Requirement: Print exactly the lines from the first one down to the line containing "(0,0) rectangle (1230,1095);", both ends included, with no pictures and nothing else.

Input:
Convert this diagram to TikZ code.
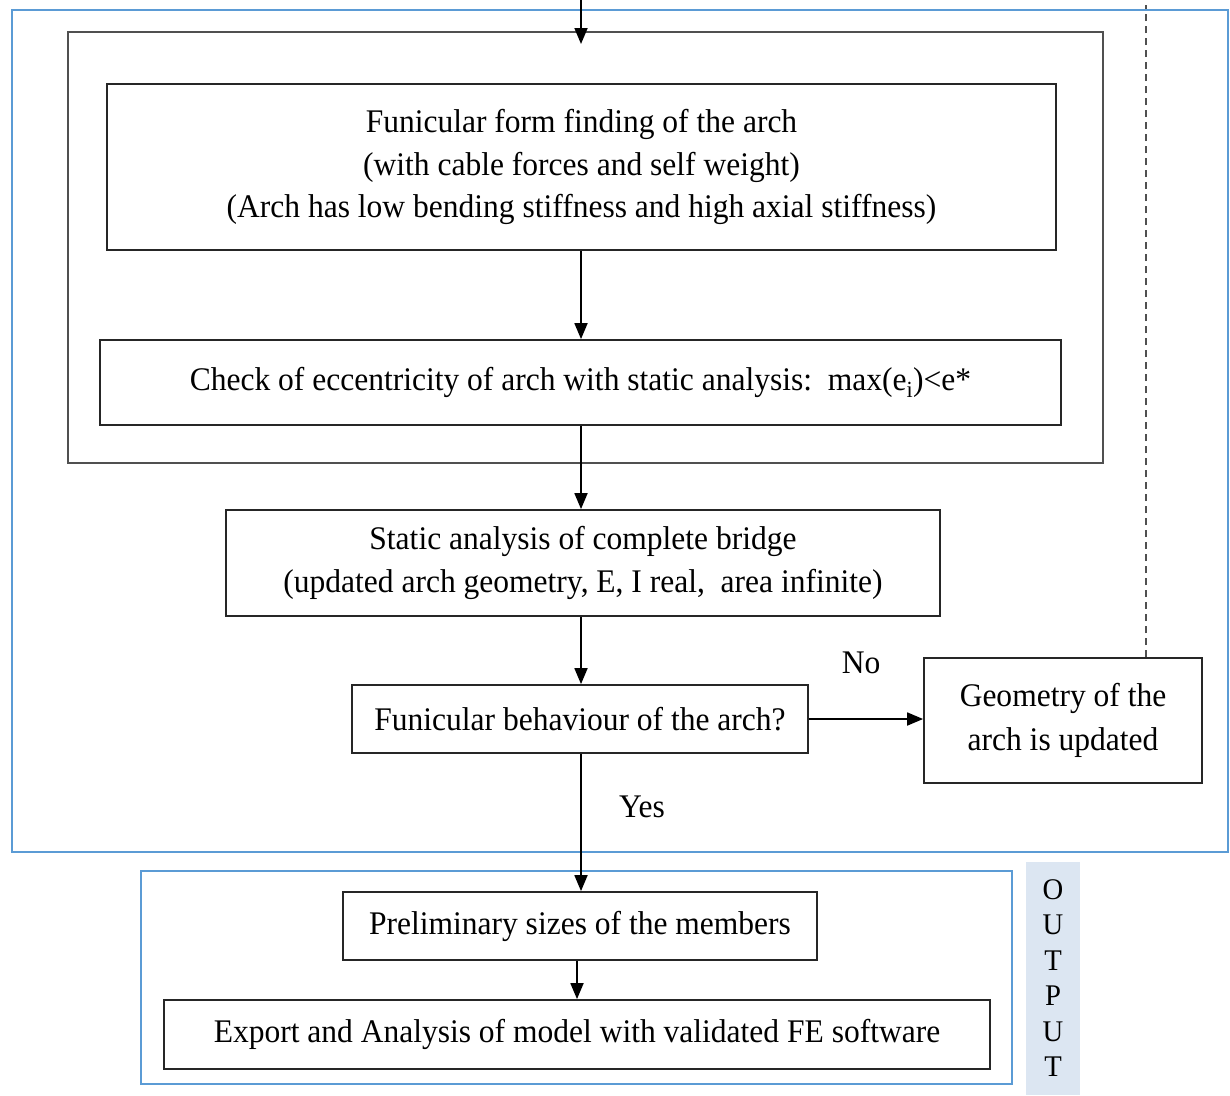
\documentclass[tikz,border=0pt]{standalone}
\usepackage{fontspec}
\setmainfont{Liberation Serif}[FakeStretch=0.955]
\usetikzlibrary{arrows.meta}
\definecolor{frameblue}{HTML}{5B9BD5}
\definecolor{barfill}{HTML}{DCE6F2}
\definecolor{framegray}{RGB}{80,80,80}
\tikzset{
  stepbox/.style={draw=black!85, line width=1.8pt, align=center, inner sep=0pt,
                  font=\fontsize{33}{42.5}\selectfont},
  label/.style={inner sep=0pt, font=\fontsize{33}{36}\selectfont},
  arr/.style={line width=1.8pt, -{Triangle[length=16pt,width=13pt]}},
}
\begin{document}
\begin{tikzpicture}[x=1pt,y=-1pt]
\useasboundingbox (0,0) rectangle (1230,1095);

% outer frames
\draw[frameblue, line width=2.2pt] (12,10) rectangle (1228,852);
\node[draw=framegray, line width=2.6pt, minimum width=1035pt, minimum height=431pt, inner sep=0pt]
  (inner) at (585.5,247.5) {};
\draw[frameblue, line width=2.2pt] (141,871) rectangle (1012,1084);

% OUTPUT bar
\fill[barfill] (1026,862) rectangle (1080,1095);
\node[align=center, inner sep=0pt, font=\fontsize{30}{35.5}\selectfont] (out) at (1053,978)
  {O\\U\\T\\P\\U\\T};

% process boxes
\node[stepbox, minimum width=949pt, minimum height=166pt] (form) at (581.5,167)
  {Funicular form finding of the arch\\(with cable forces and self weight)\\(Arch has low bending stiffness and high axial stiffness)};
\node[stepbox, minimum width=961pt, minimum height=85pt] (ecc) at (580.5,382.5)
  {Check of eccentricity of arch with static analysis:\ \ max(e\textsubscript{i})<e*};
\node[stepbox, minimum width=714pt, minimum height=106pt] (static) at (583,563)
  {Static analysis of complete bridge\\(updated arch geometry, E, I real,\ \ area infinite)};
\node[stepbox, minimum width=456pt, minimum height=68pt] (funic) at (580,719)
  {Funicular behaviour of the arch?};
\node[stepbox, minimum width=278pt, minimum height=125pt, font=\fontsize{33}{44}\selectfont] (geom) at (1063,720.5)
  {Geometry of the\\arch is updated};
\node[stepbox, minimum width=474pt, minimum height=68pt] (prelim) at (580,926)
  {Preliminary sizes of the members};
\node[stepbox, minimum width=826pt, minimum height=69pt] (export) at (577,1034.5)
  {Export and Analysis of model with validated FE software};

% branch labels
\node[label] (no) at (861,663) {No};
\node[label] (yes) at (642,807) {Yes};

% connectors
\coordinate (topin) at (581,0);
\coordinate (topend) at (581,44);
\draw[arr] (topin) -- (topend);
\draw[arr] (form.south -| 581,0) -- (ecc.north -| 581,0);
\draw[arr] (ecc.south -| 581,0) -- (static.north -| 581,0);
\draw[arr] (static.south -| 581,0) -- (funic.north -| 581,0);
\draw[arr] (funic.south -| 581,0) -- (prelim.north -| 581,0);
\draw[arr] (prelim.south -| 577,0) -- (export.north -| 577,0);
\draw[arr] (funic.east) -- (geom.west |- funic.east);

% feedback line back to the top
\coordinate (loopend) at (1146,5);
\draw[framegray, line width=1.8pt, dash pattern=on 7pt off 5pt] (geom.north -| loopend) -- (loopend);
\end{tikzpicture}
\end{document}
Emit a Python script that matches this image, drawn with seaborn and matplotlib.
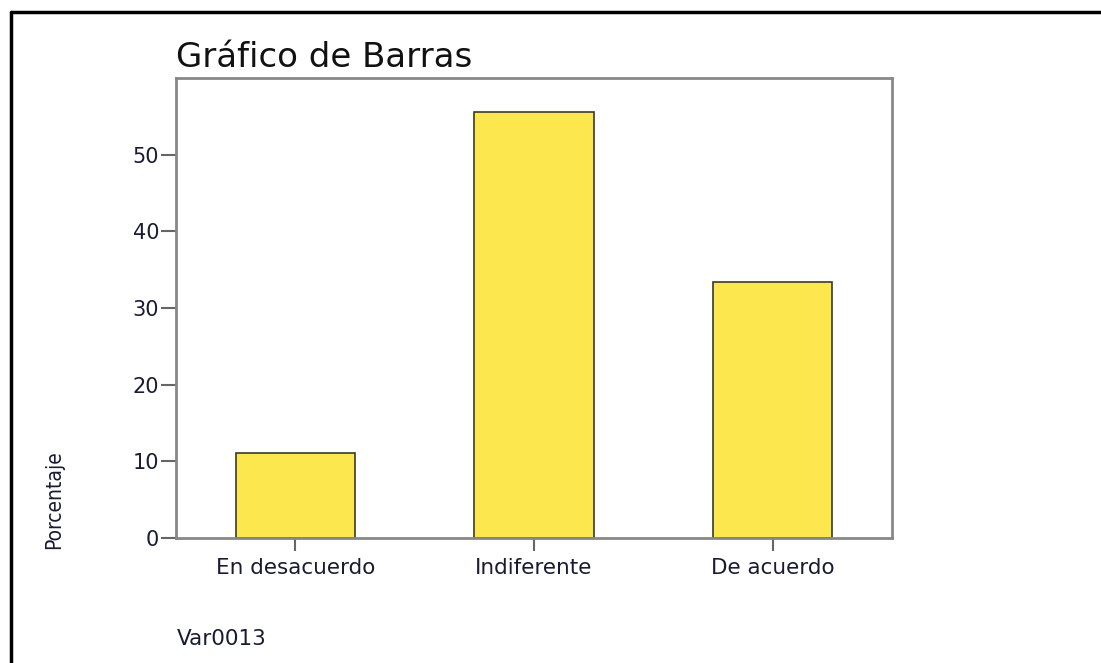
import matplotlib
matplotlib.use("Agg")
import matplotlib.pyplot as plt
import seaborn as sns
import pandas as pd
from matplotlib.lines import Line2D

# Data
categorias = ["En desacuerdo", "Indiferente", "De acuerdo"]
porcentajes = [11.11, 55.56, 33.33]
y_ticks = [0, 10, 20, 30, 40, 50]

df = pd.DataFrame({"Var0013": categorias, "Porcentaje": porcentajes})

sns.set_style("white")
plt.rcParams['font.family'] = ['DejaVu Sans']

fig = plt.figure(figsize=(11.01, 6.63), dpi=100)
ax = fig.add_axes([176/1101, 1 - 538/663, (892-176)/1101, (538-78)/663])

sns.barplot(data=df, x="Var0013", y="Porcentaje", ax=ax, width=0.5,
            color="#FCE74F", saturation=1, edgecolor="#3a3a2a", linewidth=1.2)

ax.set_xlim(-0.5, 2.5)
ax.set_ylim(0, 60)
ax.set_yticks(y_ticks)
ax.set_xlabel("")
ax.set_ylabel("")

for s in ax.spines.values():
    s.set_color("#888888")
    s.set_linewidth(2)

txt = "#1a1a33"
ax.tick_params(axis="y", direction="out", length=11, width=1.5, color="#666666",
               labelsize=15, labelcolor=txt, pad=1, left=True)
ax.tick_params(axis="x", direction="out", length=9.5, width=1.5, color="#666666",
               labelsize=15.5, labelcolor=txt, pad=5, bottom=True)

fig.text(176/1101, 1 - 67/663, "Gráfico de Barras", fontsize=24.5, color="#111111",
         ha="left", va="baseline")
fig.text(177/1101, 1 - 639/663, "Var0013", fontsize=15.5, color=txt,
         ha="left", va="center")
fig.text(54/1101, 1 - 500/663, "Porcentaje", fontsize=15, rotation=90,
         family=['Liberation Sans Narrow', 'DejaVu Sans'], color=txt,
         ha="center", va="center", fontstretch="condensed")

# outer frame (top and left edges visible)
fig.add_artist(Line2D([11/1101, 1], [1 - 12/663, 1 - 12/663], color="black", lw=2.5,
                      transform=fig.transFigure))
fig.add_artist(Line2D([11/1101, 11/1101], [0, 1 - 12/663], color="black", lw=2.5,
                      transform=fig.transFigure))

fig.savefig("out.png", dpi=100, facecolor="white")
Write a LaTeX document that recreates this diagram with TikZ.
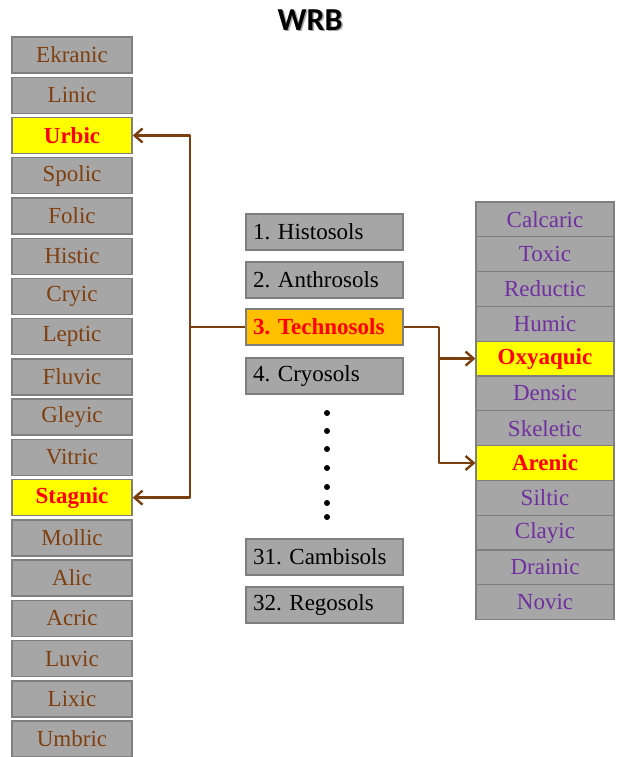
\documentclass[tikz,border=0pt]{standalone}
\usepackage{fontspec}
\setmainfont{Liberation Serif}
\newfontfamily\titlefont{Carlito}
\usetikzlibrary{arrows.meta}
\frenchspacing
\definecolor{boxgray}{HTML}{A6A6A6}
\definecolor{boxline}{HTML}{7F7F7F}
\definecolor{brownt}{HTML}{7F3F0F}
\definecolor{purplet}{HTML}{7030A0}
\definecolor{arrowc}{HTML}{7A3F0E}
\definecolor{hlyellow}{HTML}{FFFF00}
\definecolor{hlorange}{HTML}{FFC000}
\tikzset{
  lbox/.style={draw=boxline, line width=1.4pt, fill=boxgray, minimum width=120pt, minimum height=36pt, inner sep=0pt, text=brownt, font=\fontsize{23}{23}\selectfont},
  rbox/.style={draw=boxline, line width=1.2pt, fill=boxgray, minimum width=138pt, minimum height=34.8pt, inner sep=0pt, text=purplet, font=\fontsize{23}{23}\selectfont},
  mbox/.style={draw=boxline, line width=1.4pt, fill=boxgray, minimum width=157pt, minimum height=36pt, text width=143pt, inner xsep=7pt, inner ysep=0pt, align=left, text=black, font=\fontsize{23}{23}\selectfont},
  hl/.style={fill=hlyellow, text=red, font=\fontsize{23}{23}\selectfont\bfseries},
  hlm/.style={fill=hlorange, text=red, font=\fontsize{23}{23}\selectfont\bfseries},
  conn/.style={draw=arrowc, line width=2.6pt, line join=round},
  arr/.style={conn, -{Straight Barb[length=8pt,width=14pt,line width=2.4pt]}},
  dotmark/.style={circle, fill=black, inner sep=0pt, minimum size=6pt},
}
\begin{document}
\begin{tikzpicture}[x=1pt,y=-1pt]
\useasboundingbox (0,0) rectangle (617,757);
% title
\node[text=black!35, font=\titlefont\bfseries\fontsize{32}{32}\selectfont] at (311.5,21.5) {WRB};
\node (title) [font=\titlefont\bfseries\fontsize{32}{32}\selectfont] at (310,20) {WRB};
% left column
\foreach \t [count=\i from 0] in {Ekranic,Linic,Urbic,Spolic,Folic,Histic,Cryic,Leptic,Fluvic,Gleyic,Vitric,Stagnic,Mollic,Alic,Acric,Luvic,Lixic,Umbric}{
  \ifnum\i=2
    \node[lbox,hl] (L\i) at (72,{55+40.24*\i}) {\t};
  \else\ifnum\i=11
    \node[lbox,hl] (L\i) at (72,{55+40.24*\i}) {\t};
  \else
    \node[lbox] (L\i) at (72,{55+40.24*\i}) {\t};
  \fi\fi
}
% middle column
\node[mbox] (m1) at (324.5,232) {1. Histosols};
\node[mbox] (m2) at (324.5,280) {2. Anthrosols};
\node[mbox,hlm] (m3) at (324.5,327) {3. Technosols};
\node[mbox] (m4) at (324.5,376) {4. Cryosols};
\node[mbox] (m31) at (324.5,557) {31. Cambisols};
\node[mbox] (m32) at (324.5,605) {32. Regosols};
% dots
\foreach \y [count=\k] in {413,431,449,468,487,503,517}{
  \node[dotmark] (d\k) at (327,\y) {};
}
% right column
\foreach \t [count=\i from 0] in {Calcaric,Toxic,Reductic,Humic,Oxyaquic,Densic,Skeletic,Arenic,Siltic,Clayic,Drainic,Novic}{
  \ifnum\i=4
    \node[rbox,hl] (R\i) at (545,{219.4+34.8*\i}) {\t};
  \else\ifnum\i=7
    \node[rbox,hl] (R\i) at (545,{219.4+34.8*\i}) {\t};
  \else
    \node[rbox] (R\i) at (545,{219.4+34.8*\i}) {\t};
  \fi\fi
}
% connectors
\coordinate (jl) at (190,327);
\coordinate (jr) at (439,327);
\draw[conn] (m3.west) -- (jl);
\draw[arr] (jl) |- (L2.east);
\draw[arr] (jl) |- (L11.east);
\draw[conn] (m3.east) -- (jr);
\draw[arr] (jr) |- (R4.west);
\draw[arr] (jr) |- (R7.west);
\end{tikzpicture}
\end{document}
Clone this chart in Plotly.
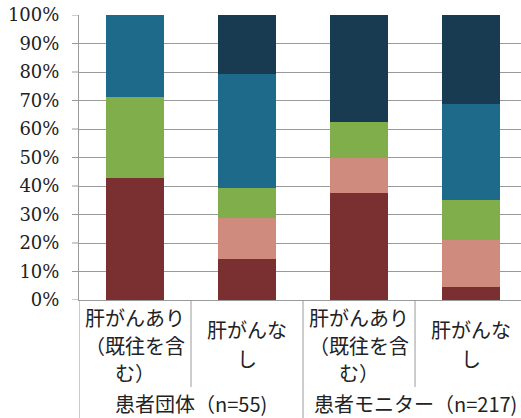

Exercise response:
Convert this diagram to TikZ code.
\documentclass[tikz,border=0pt]{standalone}
\usepackage{fontspec}
\setmainfont{Liberation Serif}[FakeStretch=0.955]
\usetikzlibrary{arrows.meta}
\definecolor{frameblue}{HTML}{5B9BD5}
\definecolor{barfill}{HTML}{DCE6F2}
\definecolor{framegray}{RGB}{80,80,80}
\tikzset{
  stepbox/.style={draw=black!85, line width=1.8pt, align=center, inner sep=0pt,
                  font=\fontsize{33}{42.5}\selectfont},
  label/.style={inner sep=0pt, font=\fontsize{33}{36}\selectfont},
  arr/.style={line width=1.8pt, -{Triangle[length=16pt,width=13pt]}},
}
\begin{document}
\begin{tikzpicture}[x=1pt,y=-1pt]
\useasboundingbox (0,0) rectangle (1230,1095);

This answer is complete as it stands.